The existing product feature was intended to only track and share narrow incident details.
Customers were pushing their limits, using them to run daily processes, and coordinate work across the company and even with partners and vendors.
With the full scope of needs ingrained in my mind over the last few years, I was able to quickly propose a new architecture.
I iterated with customers and stakeholders and within a couple weeks, we aligned on my solution (with a few additions and label adjustments).
Our leaders had requested having all the object details on the far left, like a successful tool they knew well.
Monday.com was very popular with our leaders as well, so I took some cues from them.
The left-rail explorations all ended up proving to be too hard to parse compared to other options, and we ultimately agreed to abandon the direction.
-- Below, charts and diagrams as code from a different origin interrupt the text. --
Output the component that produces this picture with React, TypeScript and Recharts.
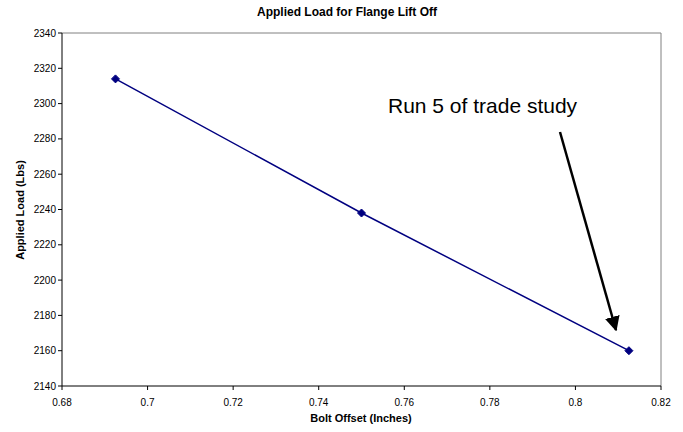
import React from 'react';
import { LineChart, Line, XAxis, YAxis, ReferenceLine } from 'recharts';

// Bolt offset (inches) vs applied load (lbs)
const boltOffset = [0.6925, 0.75, 0.8125];
const appliedLoad = [2314, 2238, 2160];

const xTicks = [0.68, 0.7, 0.72, 0.74, 0.76, 0.78, 0.8, 0.82];
const yTicks = [2140, 2160, 2180, 2200, 2220, 2240, 2260, 2280, 2300, 2320, 2340];

const chartData = boltOffset.map((x, i) => ({ x, load: appliedLoad[i] }));

const FONT = '"Liberation Sans", Arial, sans-serif';
const NAVY = '#000080';

const Diamond = (props: any) => {
  const { cx, cy, index } = props;
  if (cx == null || cy == null) return null;
  const r = 4;
  return (
    <path
      key={`dot-${index}`}
      d={`M${cx},${cy - r}L${cx + r},${cy}L${cx},${cy + r}L${cx - r},${cy}Z`}
      fill={NAVY}
      stroke={NAVY}
    />
  );
};

const fmtX = (v: number) => String(Number(v.toFixed(2)));

export default function App() {
  return (
    <div style={{ position: 'absolute', left: 0, top: 0, width: 683, height: 432, background: '#fff', fontFamily: FONT }}>
      <LineChart width={683} height={432} data={chartData} margin={{ top: 33, right: 22, bottom: 0, left: 0 }}>
        <XAxis
          dataKey="x"
          type="number"
          domain={[0.68, 0.82]}
          ticks={xTicks}
          tickFormatter={fmtX}
          height={46}
          tickSize={4}
          tickMargin={9}
          axisLine={{ stroke: '#000' }}
          tickLine={{ stroke: '#000' }}
          tick={{ fontSize: 10, fill: '#000', fontFamily: FONT }}
          allowDataOverflow
        />
        <YAxis
          type="number"
          domain={[2140, 2340]}
          ticks={yTicks}
          width={62}
          tickSize={4}
          tickMargin={2}
          axisLine={{ stroke: '#000' }}
          tickLine={{ stroke: '#000' }}
          tick={{ fontSize: 10, fill: '#000', fontFamily: FONT }}
          allowDataOverflow
        />
        <ReferenceLine y={2340} stroke="#808080" />
        <ReferenceLine x={0.82} stroke="#808080" />
        <Line
          type="linear"
          dataKey="load"
          stroke={NAVY}
          strokeWidth={1.5}
          dot={Diamond}
          activeDot={false}
          isAnimationActive={false}
        />
      </LineChart>
      <svg width={683} height={432} style={{ position: 'absolute', left: 0, top: 0, pointerEvents: 'none' }}>
        <defs>
          <marker id="arrowHead" viewBox="0 0 10 10" refX="9" refY="5" markerWidth="6" markerHeight="6" markerUnits="strokeWidth" orient="auto">
            <path d="M0,0L10,5L0,10Z" fill="#000" />
          </marker>
        </defs>
        <text x={347} y={16} textAnchor="middle" fontFamily={FONT} fontSize={12} fontWeight="bold" fill="#000">
          Applied Load for Flange Lift Off
        </text>
        <text x={361} y={422} textAnchor="middle" fontFamily={FONT} fontSize={11} fontWeight="bold" fill="#000">
          Bolt Offset (Inches)
        </text>
        <text
          x={24}
          y={210}
          textAnchor="middle"
          fontFamily={FONT}
          fontSize={11}
          fontWeight="bold"
          fill="#000"
          transform="rotate(-90 24 210)"
        >
          Applied Load (Lbs)
        </text>
        <text x={388} y={113} fontFamily={FONT} fontSize={21} fill="#000">
          Run 5 of trade study
        </text>
        <line x1={560} y1={132} x2={616} y2={330} stroke="#000" strokeWidth={2.5} markerEnd="url(#arrowHead)" />
      </svg>
    </div>
  );
}
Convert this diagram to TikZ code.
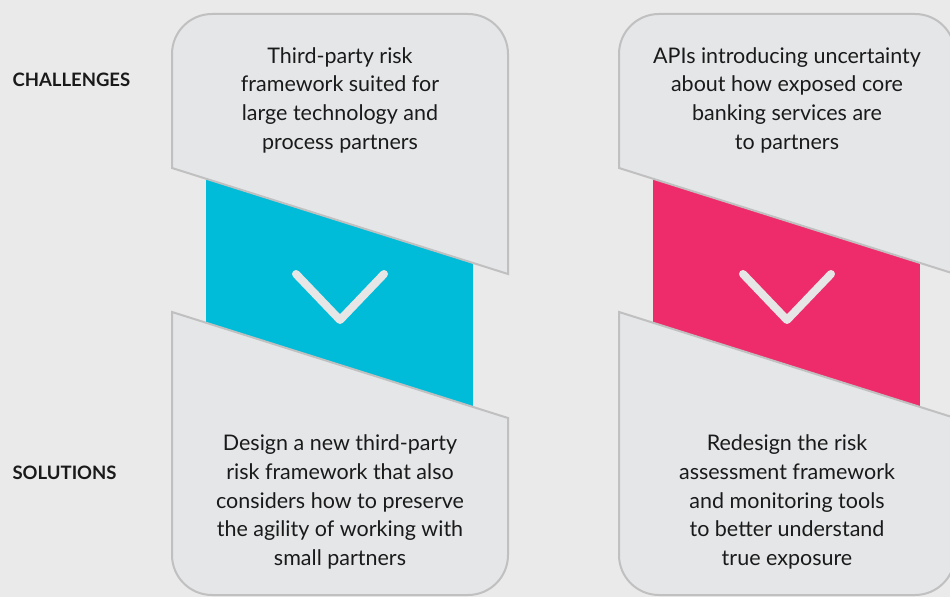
\documentclass[tikz,border=0pt]{standalone}
\usepackage{fontspec}
\setmainfont{Lato}
\definecolor{bg}{HTML}{EAEAEA}
\definecolor{boxfill}{HTML}{E5E6E8}
\definecolor{boxline}{HTML}{C0C0C0}
\definecolor{teal}{HTML}{00BCD9}
\definecolor{pinkc}{HTML}{EE2C6B}
\definecolor{chev}{HTML}{E6E6E6}
\definecolor{txt}{HTML}{1A1A1A}
\tikzset{
  panel/.style={fill=boxfill, draw=boxline, line width=2pt, line join=miter},
  chevron/.style={draw=chev, line width=8pt, line cap=round, line join=round},
  bodytext/.style={align=center, text=txt, font=\fontsize{21.5}{28.7}\selectfont},
  rowlabel/.style={anchor=west, text=txt, font=\bfseries\fontsize{18.5}{20}\selectfont},
}
\begin{document}
\begin{tikzpicture}[x=1pt,y=1pt]
\useasboundingbox (0,0) rectangle (950,597);
\fill[bg] (0,0) rectangle (950,597);
\begin{scope}
\clip (0,0) rectangle (950,597);
\foreach \dx/\col in {0/teal, 447/pinkc}{
  \begin{scope}[xshift=\dx pt]
    \fill[\col] (206,187) rectangle (473,427);
    \draw[chevron] (296,323) -- (340,277) -- (384,323);
    \draw[panel] (172,429) -- (172,543) arc(180:90:40) -- (468,583) arc(90:0:40) -- (508,323) -- cycle;
    \draw[panel] (172,285) -- (172,42) arc(180:270:40) -- (468,2) arc(270:360:40) -- (508,179) -- cycle;
  \end{scope}
}
\end{scope}
\node[rowlabel] (chal) at (9,517) {CHALLENGES};
\node[rowlabel] (sol) at (9,124) {SOLUTIONS};
\node[bodytext] (c1) at (340,497) {Third-party risk\\framework suited for\\large technology and\\process partners};
\node[bodytext] (s1) at (340,95) {Design a new third-party\\risk framework that also\\considers how to preserve\\the agility of working with\\small partners};
\node[bodytext] (c2) at (787,497) {APIs introducing uncertainty\\about how exposed core\\banking services are\\to partners};
\node[bodytext] (s2) at (787,95) {Redesign the risk\\assessment framework\\and monitoring tools\\to better understand\\true exposure};
\end{tikzpicture}
\end{document}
This wireframe is where I landed after a few rounds of iteration testing with users and reviewing with internal stakeholders.
I put together a wireframe prototype that demonstrated my full vision of how this system would come together.
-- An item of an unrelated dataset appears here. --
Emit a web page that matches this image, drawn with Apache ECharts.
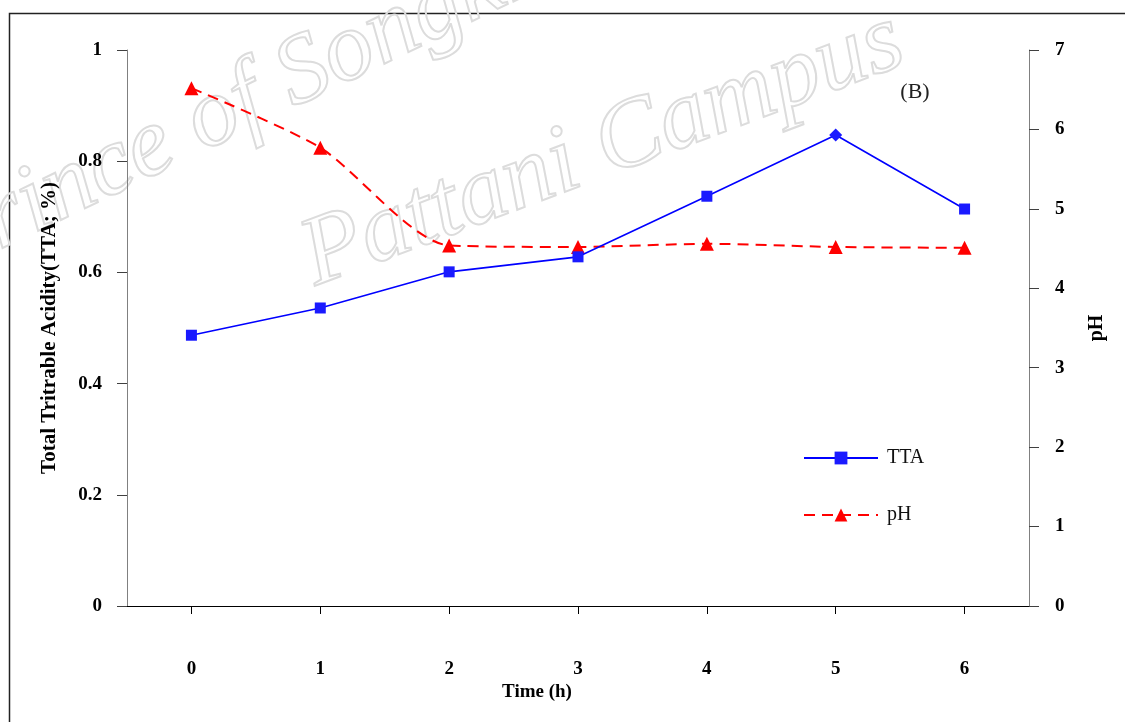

Our new designer had experience quickly and effectively customizing ANT Design system.
We analyzed it for our needs and both agreed it would work for us.
I confirmed with our Front-End Engineers that it would work for them as well.
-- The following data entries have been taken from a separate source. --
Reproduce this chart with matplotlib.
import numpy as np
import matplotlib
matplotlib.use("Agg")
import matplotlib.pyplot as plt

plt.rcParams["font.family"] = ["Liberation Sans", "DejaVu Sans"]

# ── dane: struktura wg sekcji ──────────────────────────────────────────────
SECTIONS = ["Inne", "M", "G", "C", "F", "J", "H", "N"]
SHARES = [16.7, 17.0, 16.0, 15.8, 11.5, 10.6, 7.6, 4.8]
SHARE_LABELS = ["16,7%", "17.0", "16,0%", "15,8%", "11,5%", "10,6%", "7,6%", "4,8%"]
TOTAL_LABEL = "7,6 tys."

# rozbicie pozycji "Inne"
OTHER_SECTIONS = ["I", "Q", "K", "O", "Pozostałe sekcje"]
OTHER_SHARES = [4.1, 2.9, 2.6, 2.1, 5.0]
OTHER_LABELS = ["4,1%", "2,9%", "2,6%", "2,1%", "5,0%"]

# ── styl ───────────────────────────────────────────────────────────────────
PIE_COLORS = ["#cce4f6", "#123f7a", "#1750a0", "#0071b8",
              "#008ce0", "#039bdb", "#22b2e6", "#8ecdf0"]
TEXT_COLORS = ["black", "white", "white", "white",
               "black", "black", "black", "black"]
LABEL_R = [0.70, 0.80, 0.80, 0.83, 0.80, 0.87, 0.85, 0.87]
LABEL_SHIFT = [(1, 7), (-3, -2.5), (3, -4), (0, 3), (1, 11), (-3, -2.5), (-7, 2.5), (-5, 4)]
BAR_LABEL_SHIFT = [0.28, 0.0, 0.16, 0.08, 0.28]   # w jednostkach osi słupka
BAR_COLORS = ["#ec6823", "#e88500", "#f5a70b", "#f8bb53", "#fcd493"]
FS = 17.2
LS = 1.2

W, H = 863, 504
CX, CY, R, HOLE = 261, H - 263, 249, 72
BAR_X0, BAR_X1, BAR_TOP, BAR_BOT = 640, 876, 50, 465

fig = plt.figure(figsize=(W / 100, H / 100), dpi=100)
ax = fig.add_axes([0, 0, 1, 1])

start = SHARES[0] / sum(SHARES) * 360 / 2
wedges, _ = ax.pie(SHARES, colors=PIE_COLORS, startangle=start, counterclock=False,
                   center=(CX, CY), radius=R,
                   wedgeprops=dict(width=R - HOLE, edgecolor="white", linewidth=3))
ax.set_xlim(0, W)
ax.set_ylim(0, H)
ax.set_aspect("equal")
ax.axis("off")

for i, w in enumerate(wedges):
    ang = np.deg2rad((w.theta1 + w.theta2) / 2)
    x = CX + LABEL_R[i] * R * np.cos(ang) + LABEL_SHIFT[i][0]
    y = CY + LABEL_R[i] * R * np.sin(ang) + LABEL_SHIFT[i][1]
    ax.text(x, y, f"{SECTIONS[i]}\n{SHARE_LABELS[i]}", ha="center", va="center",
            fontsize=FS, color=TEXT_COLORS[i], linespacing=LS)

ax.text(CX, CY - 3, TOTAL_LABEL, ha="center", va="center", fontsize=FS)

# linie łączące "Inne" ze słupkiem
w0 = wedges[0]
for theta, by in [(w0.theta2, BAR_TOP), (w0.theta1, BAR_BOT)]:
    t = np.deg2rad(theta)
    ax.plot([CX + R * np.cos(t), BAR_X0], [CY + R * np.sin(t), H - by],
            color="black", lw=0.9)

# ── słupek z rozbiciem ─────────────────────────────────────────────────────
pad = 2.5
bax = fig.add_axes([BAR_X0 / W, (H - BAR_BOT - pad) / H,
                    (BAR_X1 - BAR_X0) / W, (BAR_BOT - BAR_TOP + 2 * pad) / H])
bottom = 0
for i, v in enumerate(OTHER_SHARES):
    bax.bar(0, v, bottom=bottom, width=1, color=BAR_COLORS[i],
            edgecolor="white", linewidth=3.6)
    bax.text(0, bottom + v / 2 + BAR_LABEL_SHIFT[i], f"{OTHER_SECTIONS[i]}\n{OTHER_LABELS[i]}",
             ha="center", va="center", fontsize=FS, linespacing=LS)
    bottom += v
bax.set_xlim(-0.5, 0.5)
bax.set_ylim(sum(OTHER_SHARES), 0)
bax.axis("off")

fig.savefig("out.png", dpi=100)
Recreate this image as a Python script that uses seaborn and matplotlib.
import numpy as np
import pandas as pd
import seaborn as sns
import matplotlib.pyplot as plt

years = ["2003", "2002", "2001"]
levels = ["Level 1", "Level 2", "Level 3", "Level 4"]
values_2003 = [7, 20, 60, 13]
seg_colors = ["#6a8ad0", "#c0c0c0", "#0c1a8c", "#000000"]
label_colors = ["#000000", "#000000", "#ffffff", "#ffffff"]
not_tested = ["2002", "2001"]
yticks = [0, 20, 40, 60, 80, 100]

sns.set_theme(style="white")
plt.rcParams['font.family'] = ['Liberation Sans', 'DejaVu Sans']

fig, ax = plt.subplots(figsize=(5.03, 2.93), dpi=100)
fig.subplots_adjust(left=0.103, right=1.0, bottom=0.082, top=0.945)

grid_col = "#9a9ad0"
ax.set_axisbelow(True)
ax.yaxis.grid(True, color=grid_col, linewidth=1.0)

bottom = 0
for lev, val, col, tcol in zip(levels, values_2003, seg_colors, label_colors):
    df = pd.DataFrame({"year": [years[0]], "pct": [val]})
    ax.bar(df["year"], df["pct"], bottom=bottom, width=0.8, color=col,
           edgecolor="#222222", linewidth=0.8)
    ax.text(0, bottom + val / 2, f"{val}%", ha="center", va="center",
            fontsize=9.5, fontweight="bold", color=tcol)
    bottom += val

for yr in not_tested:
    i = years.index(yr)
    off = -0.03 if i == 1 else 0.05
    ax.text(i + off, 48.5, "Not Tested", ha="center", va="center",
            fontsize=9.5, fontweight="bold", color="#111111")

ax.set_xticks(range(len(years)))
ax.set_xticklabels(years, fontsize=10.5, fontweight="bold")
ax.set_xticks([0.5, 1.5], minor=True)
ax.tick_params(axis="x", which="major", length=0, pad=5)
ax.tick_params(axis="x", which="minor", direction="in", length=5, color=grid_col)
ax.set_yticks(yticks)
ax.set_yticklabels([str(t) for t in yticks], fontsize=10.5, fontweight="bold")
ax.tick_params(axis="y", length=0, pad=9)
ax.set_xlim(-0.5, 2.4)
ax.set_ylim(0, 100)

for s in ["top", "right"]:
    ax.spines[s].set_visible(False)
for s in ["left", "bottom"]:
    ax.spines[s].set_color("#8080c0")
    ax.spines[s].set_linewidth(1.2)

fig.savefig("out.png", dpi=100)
We tailored the system to Marketing’s new brand colors, and developed a new look-and-feel for the product together.
We filled in all the details in fully responsive, final visual design.
I want to highlight here how, even with complex permissions, sharing, and collaboration settings, we found a way to present it in all in a light, focused, and friendly view.
We not only completed the list and analytics views, we even ended up adding a much-celebrated hybrid option, where users got a mix of both.
Throughout the design process, we had included adaptive mobile views as part of the requirements, and had them ready to go.
We shared prototypes and got the green light to start building.
Short term, customers were intrigued and quite excited by the powerful new designs and all agreed to migrate to the new product when it was ready.
Longer-term, this served as the basis for the company's product for the next several years. I left shortly before the launch, so I don't have exact numbers, but the company survived this major pivot thanks to our great work.
Reflecting afterwards, this project was so big and difficult, that even though I enjoyed the challenge, I’m not sure I’d ever advise tackling something this ambitious on such a tight timeline.
Also, having an amazing partner to finish it off was critical. Thanks David!